[Task prompt] Return the records from the first line through the line containing "(pB) at (152,129);", and leave out the pictures.

[Raw records]

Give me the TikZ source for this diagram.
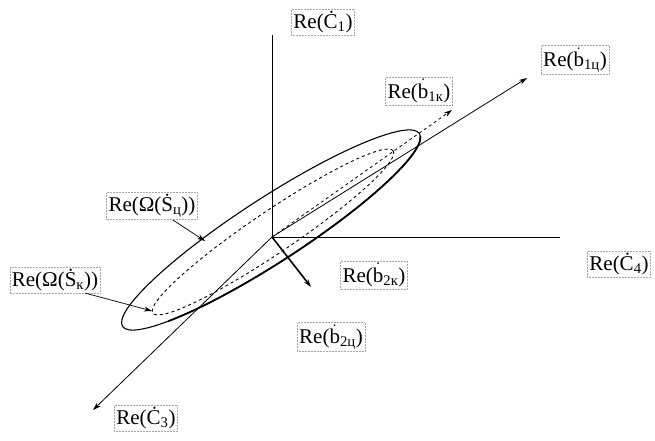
\documentclass[tikz,border=0pt]{standalone}
\usepackage{fontspec}
\setmainfont{Liberation Serif}
\usetikzlibrary{arrows.meta}
\newcommand{\bdot}{\ensuremath{\dot{\mbox{b}}}}
\begin{document}
\begin{tikzpicture}[x=1pt,y=1pt,
  lbl/.style={draw=gray!70, densely dotted, line width=0.5pt, inner sep=2pt, font=\fontsize{21}{24}\selectfont, text=black},
  axis/.style={line width=0.8pt},
  arr/.style={-{Stealth[length=8pt,width=5pt]}},
]
\useasboundingbox (0,0) rectangle (655,440);
\fill[white] (0,0) rectangle (655,440);
\coordinate (O) at (272,203);
\coordinate (vt) at (272,405);
\coordinate (hr) at (560,203);
\coordinate (c3e) at (93,30);
\coordinate (b1ce) at (527,362);
\coordinate (b1ke) at (452,330);
\coordinate (b2ke) at (311,153);
\coordinate (Ec) at (271,210);
\coordinate (Ic) at (273,208);
\coordinate (pA) at (205,199);
\coordinate (pB) at (152,129);

\node[lbl] (c1) at (323,418) {Re(\.{C}\textsubscript{1})};
\node[lbl] (b1c) at (575,380) {Re(\bdot\textsubscript{1ц})};
\node[lbl] (b1k) at (419,349) {Re(\bdot\textsubscript{1к})};
\node[lbl] (osc) at (152,234) {Re(Ω(\.{S}\textsubscript{ц}))};
\node[lbl] (osk) at (55,160) {Re(Ω(\.{S}\textsubscript{к}))};
\node[lbl] (b2k) at (374,165) {Re(\bdot\textsubscript{2к})};
\node[lbl] (c4) at (619,176) {Re(\.{C}\textsubscript{4})};
\node[lbl] (b2c) at (331,103) {Re(\bdot\textsubscript{2ц})};
\node[lbl] (c3) at (146,22) {Re(\.{C}\textsubscript{3})};

\draw[axis] (O) -- (vt);
\draw[axis] (O) -- (hr);
\draw[axis,arr] (O) -- (c3e);
\draw[axis,arr] (O) -- (b1ce);
\draw[axis,dashed,arr] (O) -- (b1ke);
\draw[line width=1.6pt,arr] (O) -- (b2ke);
\draw[line width=1.1pt, rotate around={33:(Ec)}] (Ec) ellipse [x radius=177, y radius=32];
\draw[line width=1.8pt, rotate around={33:(Ec)}] (Ec) ++(220:177 and 32) arc[start angle=220, end angle=355, x radius=177, y radius=32];
\draw[line width=0.9pt, dashed, rotate around={34:(Ic)}] (Ic) ellipse [x radius=145, y radius=21];
\draw[arr, line width=0.7pt] ([xshift=-25pt]osc.south east) -- (pA);
\draw[arr, line width=0.7pt] ([xshift=-15pt]osk.south east) -- (pB);
\end{tikzpicture}
\end{document}
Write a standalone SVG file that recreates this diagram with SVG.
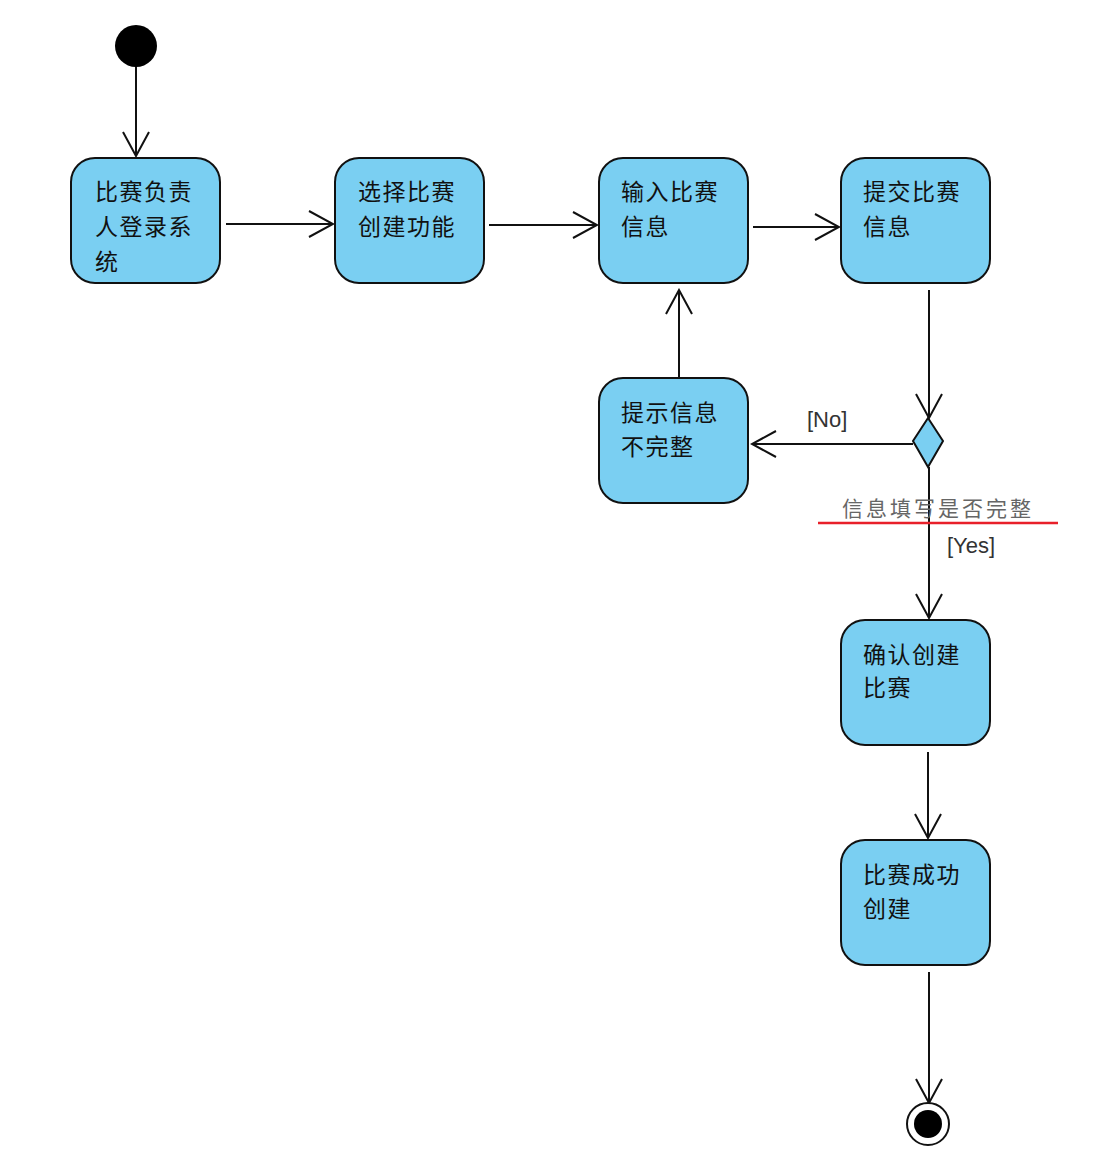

[Answer below]
Give me the TikZ source for this diagram.
\documentclass[tikz,border=0pt]{standalone}
\usepackage{fontspec}
\setmainfont{Liberation Serif}
\usetikzlibrary{arrows.meta}
\newcommand{\bdot}{\ensuremath{\dot{\mbox{b}}}}
\begin{document}
\begin{tikzpicture}[x=1pt,y=1pt,
  lbl/.style={draw=gray!70, densely dotted, line width=0.5pt, inner sep=2pt, font=\fontsize{21}{24}\selectfont, text=black},
  axis/.style={line width=0.8pt},
  arr/.style={-{Stealth[length=8pt,width=5pt]}},
]
\useasboundingbox (0,0) rectangle (655,440);
\fill[white] (0,0) rectangle (655,440);
\coordinate (O) at (272,203);
\coordinate (vt) at (272,405);
\coordinate (hr) at (560,203);
\coordinate (c3e) at (93,30);
\coordinate (b1ce) at (527,362);
\coordinate (b1ke) at (452,330);
\coordinate (b2ke) at (311,153);
\coordinate (Ec) at (271,210);
\coordinate (Ic) at (273,208);
\coordinate (pA) at (205,199);
\coordinate (pB) at (152,129);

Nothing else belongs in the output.